Des situations d'exposition variées…
Les conditions d'exposition peuvent être directes ou résulter de la préparation, de l'application des produits mais aussi du contact avec les végétaux traités et du nettoyage du matériel. Les opérations de réglage, le relâchement de vigilance lors d'un long traitement ou encore l'absence de gestes d'hygiène (lavage de mains) sont autant de causes d'intoxication. Plusieurs études ont également démontré que la dose reçue par les utilisateurs n'était pas liée à la surface traitée mais plutôt au type de produit, aux méthodes d'application et aux équipements de protection (EPI) utilisés. Ces EPI ont ainsi une importance primordiale. Pourtant certains sont loin d'assurer les fonctions attendues. Une étude de l'Afsset réalisée sur des combinaisons a ainsi démontré que les performances affichées par les fabricants étaient moindres en réalité.
À cette protection parfois médiocre, s'ajoute la méconnaissance des produits, de leur dangerosité et des moyens de s'en protéger : ''les agriculteurs ne comprennent pas l'ensemble des informations fournies sur les fiches de données de sécurité'', a témoigné Sybille Czerniakowski de la coopérative Cap Seine. ''Il faudrait simplifier ces informations'', ajoute-t-elle. Amandine Paillat de l'Afsset rappelle quant à elle qu'il existe plusieurs types de combinaisons en fonction des produits utilisés mais que sur les emballages de produits, il est seulement marqué ''porter un EPI adapté'' sans préciser le type. Pour Alain Garrigou de l'Université Bordeaux 1 & 2, l'usage des pesticides nécessite par conséquent ''un niveau de connaissance et de technicité élevée. On est sur des questions de transfert de technologie'', selon lui.
…difficiles à maîtriser
La gestion du risque chimique reste toutefois plus difficile à maîtriser en milieu agricole que dans le monde industriel. Depuis 1999, des Commissions Paritaires d'Hygiène, de Sécurité et des Conditions de Travail ont été créées afin de permettre aux entreprises et exploitations agricoles n'ayant ni Comités d'Hygiène, de Sécurité et des Conditions de Travail, ni de Délégué du Personnel (à savoir essentiellement celles ayant moins de 10 salariés), de bénéficier à leur tour d'une instance d'échange sur les questions de santé et de sécurité au travail. Cependant selon Henri Rocoulet, élu de Picardie et Président du Comité de Protection Sociale des Salariés de la MSA, seul une vingtaine de commissions est en place, et la moitié seulement fonctionne. Si l'élu constate que ''les conditions de travail s'améliorent en agriculture'', il ne veut pas s'en contenter aux regards des risques émergents notamment sur les effets à long terme : ''sur ce dossier, restons vigilants, faisons tout pour que les pesticides ne soient pas demain l'amiante de l'agriculture''.

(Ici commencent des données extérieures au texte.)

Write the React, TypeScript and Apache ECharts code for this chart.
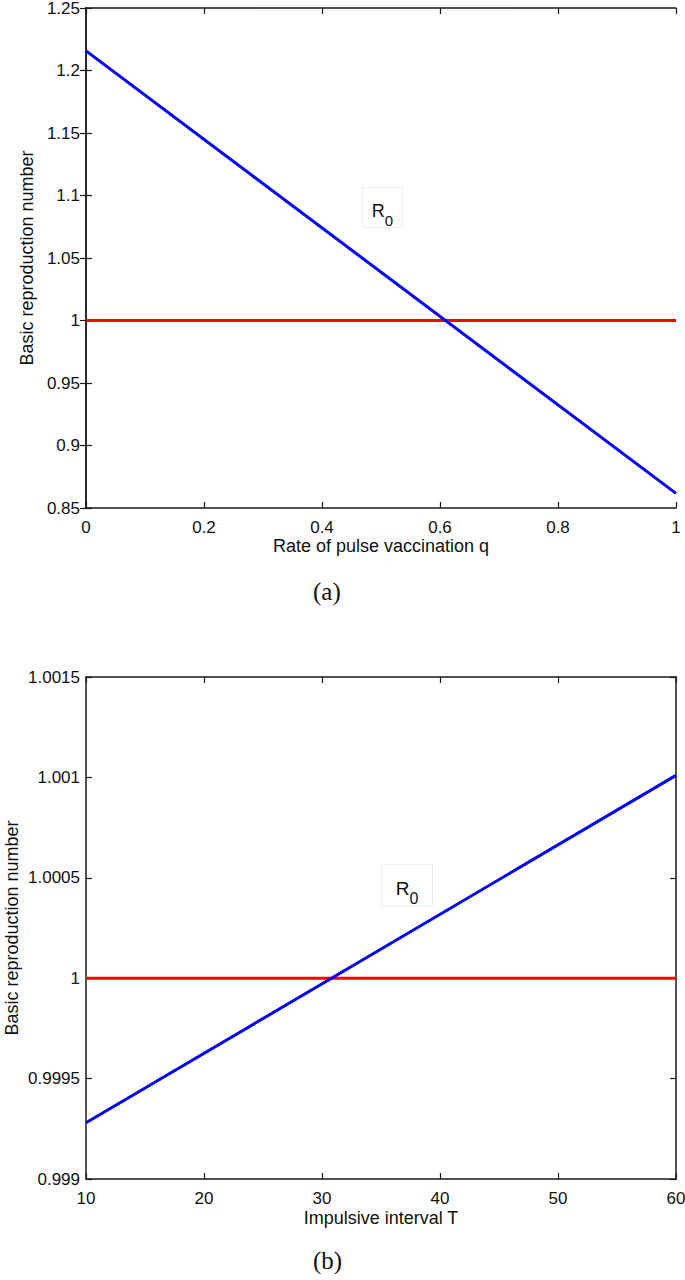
import React, { useEffect, useRef } from "react";
import * as echarts from "echarts";

// Panel (a)
const qValues = [0, 1];
const r0VsQ = [1.2157, 0.8617];
const thresholdA = [1, 1];
const xTicksA = [0, 0.2, 0.4, 0.6, 0.8, 1];
const yTicksA = [0.85, 0.9, 0.95, 1, 1.05, 1.1, 1.15, 1.2, 1.25];

// Panel (b)
const tValues = [10, 60];
const r0VsT = [0.99928, 1.00101];
const thresholdB = [1, 1];
const xTicksB = [10, 20, 30, 40, 50, 60];
const yTicksB = [0.999, 0.9995, 1, 1.0005, 1.001, 1.0015];

const FONT = "Liberation Sans, Arial, Helvetica, sans-serif";

export default function App() {
  const ref = useRef<HTMLDivElement>(null);
  useEffect(() => {
    document.body.style.margin = "0";
    const chart = echarts.init(ref.current!, null, { renderer: "svg" });
    const axisLine = { show: true, lineStyle: { color: "#1a1a1a", width: 1.5 } };
    const tick = { show: true, inside: true, length: 6, lineStyle: { color: "#1a1a1a", width: 1.2 } };
    const lbl = (fmt: (v: number) => string, margin: number) => ({
      show: true,
      color: "#111",
      fontSize: 17,
      fontFamily: FONT,
      margin,
      formatter: (v: number) => fmt(v),
    });
    const noLbl = { show: false };
    const fmtA = (v: number) => String(+v.toFixed(2));
    const fmtB = (v: number) => String(+v.toFixed(4));
    const nameStyle = { color: "#111", fontSize: 18, fontFamily: FONT, lineHeight: 18 };

    const mk = (
      gi: number,
      ticksX: number[],
      ticksY: number[],
      fmtX: (v: number) => string,
      fmtY: (v: number) => string,
      xName: string,
      xGap: number,
      yGap: number
    ) => {
      const xMin = ticksX[0];
      const xMax = ticksX[ticksX.length - 1];
      const xInt = ticksX[1] - ticksX[0];
      const yMin = ticksY[0];
      const yMax = ticksY[ticksY.length - 1];
      const yInt = +(ticksY[1] - ticksY[0]).toFixed(6);
      const xs = [
        {
          type: "value", gridIndex: gi, position: "bottom", min: xMin, max: xMax, interval: xInt,
          axisLine, axisTick: tick, axisLabel: lbl(fmtX, 11), splitLine: { show: false },
          name: xName, nameLocation: "middle", nameGap: xGap, nameTextStyle: nameStyle,
          nameMoveOverlap: false,
        },
        {
          type: "value", gridIndex: gi, position: "top", min: xMin, max: xMax, interval: xInt,
          axisLine, axisTick: tick, axisLabel: noLbl, splitLine: { show: false },
        },
      ];
      const ys = [
        {
          type: "value", gridIndex: gi, position: "left", min: yMin, max: yMax, interval: yInt,
          axisLine, axisTick: tick, axisLabel: lbl(fmtY, 6), splitLine: { show: false },
          name: "Basic reproduction number", nameLocation: "middle", nameGap: yGap,
          nameTextStyle: nameStyle, nameMoveOverlap: false,
        },
        {
          type: "value", gridIndex: gi, position: "right", min: yMin, max: yMax, interval: yInt,
          axisLine, axisTick: tick, axisLabel: noLbl, splitLine: { show: false },
        },
      ];
      return { xs, ys };
    };

    const a = mk(0, xTicksA, yTicksA, fmtA, fmtA, "Rate of pulse vaccination q", 29, 50);
    const b = mk(1, xTicksB, yTicksB, fmtB, fmtB, "Impulsive interval T", 30, 65);

    const line = (xi: number, yi: number, xs: number[], ys: number[], color: string, z: number) => ({
      type: "line",
      xAxisIndex: xi,
      yAxisIndex: yi,
      data: xs.map((x, i) => [x, ys[i]]),
      showSymbol: false,
      symbol: "none",
      lineStyle: { color, width: 3 },
      z,
    });

    const r0Label = (left: number, top: number, w: number, h: number, fs: number) => ({
      type: "group",
      left,
      top,
      children: [
        {
          type: "rect",
          shape: { x: 0, y: 0, width: w, height: h },
          style: { fill: "#fff", stroke: "#eaf0f6", lineWidth: 1 },
        },
        {
          type: "text",
          x: w / 2,
          y: h / 2,
          style: {
            text: "{r|R}{s|0}",
            align: "center",
            verticalAlign: "middle",
            rich: {
              r: { fontSize: fs, fontFamily: FONT, fill: "#111", verticalAlign: "bottom", lineHeight: fs + 6 },
              s: { fontSize: fs - 3, fontFamily: FONT, fill: "#111", verticalAlign: "bottom", lineHeight: fs + 6, padding: [0, 0, -8, 0] },
            },
          },
        },
      ],
    });

    chart.setOption({
      animation: false,
      backgroundColor: "#fff",
      grid: [
        { left: 86, top: 8, width: 590, height: 500, containLabel: false, outerBoundsMode: "none" },
        { left: 86, top: 677, width: 590, height: 502, containLabel: false, outerBoundsMode: "none" },
      ],
      xAxis: [...a.xs, ...b.xs],
      yAxis: [...a.ys, ...b.ys],
      series: [
        line(0, 0, qValues, thresholdA, "#ff0000", 2),
        line(0, 0, qValues, r0VsQ, "#0000ff", 3),
        line(2, 2, tValues, thresholdB, "#ff0000", 2),
        line(2, 2, tValues, r0VsT, "#0000ff", 3),
      ],
      graphic: [
        r0Label(362, 187, 40, 40, 18),
        r0Label(381, 864, 51, 42, 19),
        {
          type: "text",
          left: 313,
          top: 579,
          style: { text: "(a)", fontSize: 25, fontFamily: "Liberation Serif, DejaVu Serif, serif", fill: "#111" },
        },
        {
          type: "text",
          left: 313,
          top: 1248,
          style: { text: "(b)", fontSize: 25, fontFamily: "Liberation Serif, DejaVu Serif, serif", fill: "#111" },
        },
      ],
    });
    return () => chart.dispose();
  }, []);
  return <div ref={ref} style={{ width: 685, height: 1280 }} />;
}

La MSA envisage de développer la sensibilisation et l'information des professionnels. Un nouvel étiquetage des produits plus simple et lié aux EPI pourrait voir le jour en partenariat avec les fabricants. Le suivi sanitaire des agriculteurs pourrait également être renforcé par l'intégration d'un questionnaire santé dans le recensement agricole national 2010. La formation aux techniques alternatives aux pesticides n'est pour l'instant pas l'une de ces priorités même si ces sujets sont évoqués localement.